Framing language

Posted by Brad Johnson on 15/08/2007 at 05:52PM

Drum Major Institute:

DEFENDING THE AMERICAN DREAM Owning your own home, sending your children to college, feeling secure about your retirement after a lifetime of hard work—that’s the American Dream. But for the vast majority of us, it’s growing out of reach.

DMI uses the lens of today’s middle-class squeeze to call for good jobs, affordable education and health care, a strong labor movement, progressive immigration policy—things that not only strengthen the middle class, but allow low-income families to advance.

We focus on making policymakers accountable, and we explain the issues at stake in ways that make sense not just to politicians, but to those working people whose lives these issues affect.
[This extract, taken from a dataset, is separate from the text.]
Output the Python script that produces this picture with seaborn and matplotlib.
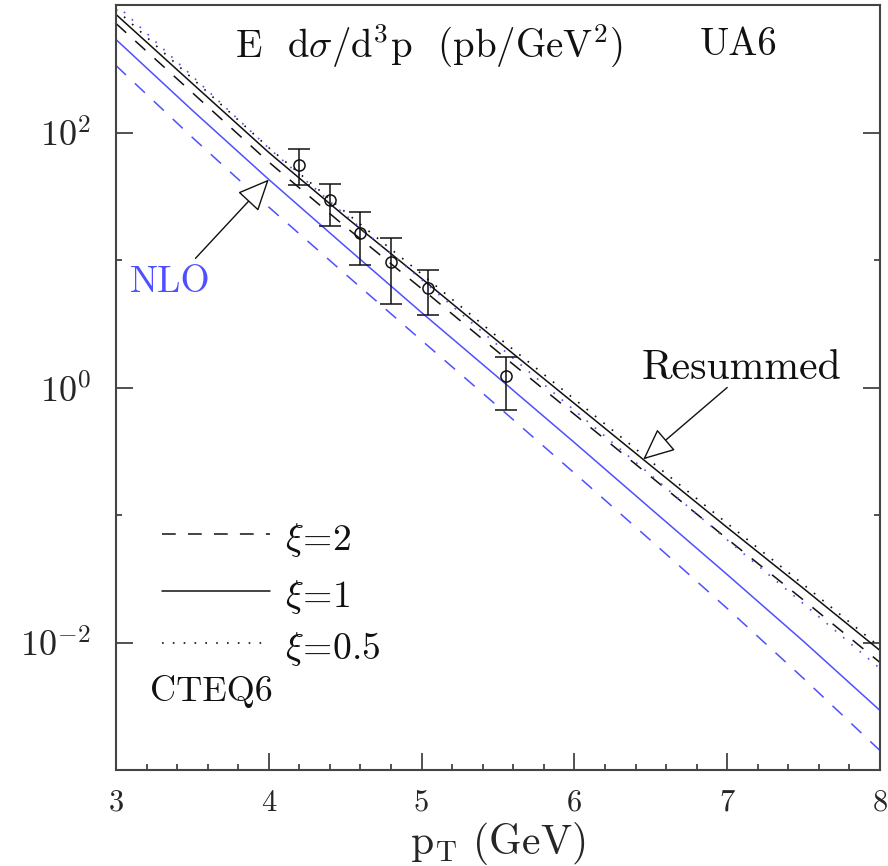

Here’s the debate in terms of the DMI’s mission statement:

The Lieberman-Warner proposal would lock in a future that guarantees that energy entrepeneurship and job creation will happen outside of our borders. Power over power will be controlled solely by entities accountable not to citizens, but to hedge funds and foreign investors. The middle class of America will become a memory, as people lose control over how to raise their families, where to live, and how to spend the money they earn.

However, we can support legislation that puts responsibility, opportunity, and community at the core of legislation that fights global warming. By making polluters pay, investing in advanced green collar jobs, and supporting healthy communities by giving them power over the energy they use, we can rebuild the American dream to be sustainable for generations to come.

Small Business

Small businesses and entrepeneurs drive the American economy and build the American Dream. The Lieberman-Warner proposal is a step in the right direction for protecting the atmosphere, but with a Devil’s bargain of protecting polluters and hedge fund profiteers. Climate change legislation must not only address the problem of global warming emissions, but must support a future of economic opportunity. It should follow the principle of making polluters pay, and use those funds to invest in green technologies, green collar jobs, and to decentralize the power grid to unlock the potential of energy entrepeneurship.